Above: the “Ideological Warfare” segment of Fernando Solanas and Octavio Getino’s Hour of the Furnaces (1968)
TL;DR Version:
In this revolutionary Argentinean documentary, filmmakers Fernando Solanas and Octavio Getino demonstrate the indoctrinating functions of imported American and European mass culture. Below is an excerpt of an essay on revolutionary cinema, which outlines how this sequence works to break down the indoctrination of its audience.

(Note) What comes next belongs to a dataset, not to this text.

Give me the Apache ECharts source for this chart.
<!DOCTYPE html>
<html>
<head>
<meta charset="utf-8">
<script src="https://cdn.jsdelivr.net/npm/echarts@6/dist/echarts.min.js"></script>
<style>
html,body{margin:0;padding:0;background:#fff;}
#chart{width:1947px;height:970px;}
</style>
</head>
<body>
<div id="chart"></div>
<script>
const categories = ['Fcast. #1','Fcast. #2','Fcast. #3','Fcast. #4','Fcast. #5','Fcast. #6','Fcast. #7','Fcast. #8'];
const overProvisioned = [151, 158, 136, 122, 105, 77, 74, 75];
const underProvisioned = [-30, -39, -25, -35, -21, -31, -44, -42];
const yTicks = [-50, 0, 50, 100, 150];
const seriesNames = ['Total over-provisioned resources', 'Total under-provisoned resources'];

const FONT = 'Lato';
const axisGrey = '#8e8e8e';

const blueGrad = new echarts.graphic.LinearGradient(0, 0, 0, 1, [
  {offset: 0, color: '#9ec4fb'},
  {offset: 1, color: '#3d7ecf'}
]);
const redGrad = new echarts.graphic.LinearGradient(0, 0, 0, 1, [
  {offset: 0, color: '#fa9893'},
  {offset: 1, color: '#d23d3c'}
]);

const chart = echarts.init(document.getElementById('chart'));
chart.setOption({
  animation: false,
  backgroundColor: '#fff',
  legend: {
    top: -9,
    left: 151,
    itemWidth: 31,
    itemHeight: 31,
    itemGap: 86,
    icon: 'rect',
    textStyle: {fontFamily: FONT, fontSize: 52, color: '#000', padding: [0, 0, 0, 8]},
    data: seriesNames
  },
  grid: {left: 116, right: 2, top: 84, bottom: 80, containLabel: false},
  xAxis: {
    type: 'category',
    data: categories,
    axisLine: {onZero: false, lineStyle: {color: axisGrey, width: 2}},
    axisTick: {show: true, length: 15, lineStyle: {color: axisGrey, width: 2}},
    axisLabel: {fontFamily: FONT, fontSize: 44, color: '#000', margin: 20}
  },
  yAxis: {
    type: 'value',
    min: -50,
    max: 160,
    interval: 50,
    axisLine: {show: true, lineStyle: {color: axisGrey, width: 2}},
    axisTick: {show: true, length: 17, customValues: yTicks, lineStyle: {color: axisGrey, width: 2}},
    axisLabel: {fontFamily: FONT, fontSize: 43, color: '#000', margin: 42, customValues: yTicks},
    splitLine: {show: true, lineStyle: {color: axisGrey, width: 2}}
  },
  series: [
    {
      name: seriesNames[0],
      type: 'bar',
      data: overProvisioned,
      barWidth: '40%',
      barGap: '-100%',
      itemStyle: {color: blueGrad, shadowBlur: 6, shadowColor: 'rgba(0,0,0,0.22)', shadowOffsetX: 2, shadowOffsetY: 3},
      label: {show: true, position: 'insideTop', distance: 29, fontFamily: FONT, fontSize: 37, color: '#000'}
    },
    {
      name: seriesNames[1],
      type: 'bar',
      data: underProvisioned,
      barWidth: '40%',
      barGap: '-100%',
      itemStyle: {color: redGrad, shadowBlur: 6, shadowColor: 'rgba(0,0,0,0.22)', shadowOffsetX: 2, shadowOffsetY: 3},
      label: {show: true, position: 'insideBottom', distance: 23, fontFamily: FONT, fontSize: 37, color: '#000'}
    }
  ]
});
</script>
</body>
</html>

Excerpt of “The Dialectic Cannot Break Bricks”:
by Michael Toledano
. . . The film’s first section serves the function of teaching critical media reception—it adopts the strategy of détournement as developed by the French revolutionary collective, The Situationist International. The strategy entails transforming or displacing cultural artifacts to denounce and attack the capitalist culture from which they emerged. As Guy Debord and Gil Wolman wrote, in A User’s Guide to Détournement, “clashing head-on with all social and legal conventions, it cannot fail to be a powerful cultural weapon in the service of a real class struggle.” The recognizability of the distorted materials is crucial to the success of a détournement—the theorists maintain that “the main impact of a détournement is directly related to the conscious or semiconscious recollection of the original contexts of the elements.”
The film’s note on “ideological warfare” marks a particularly successful détournement of mainstream (and colonized) Argentinean culture—images and sounds from popular and “high” culture are appropriated and arranged to deliver their own condemnation.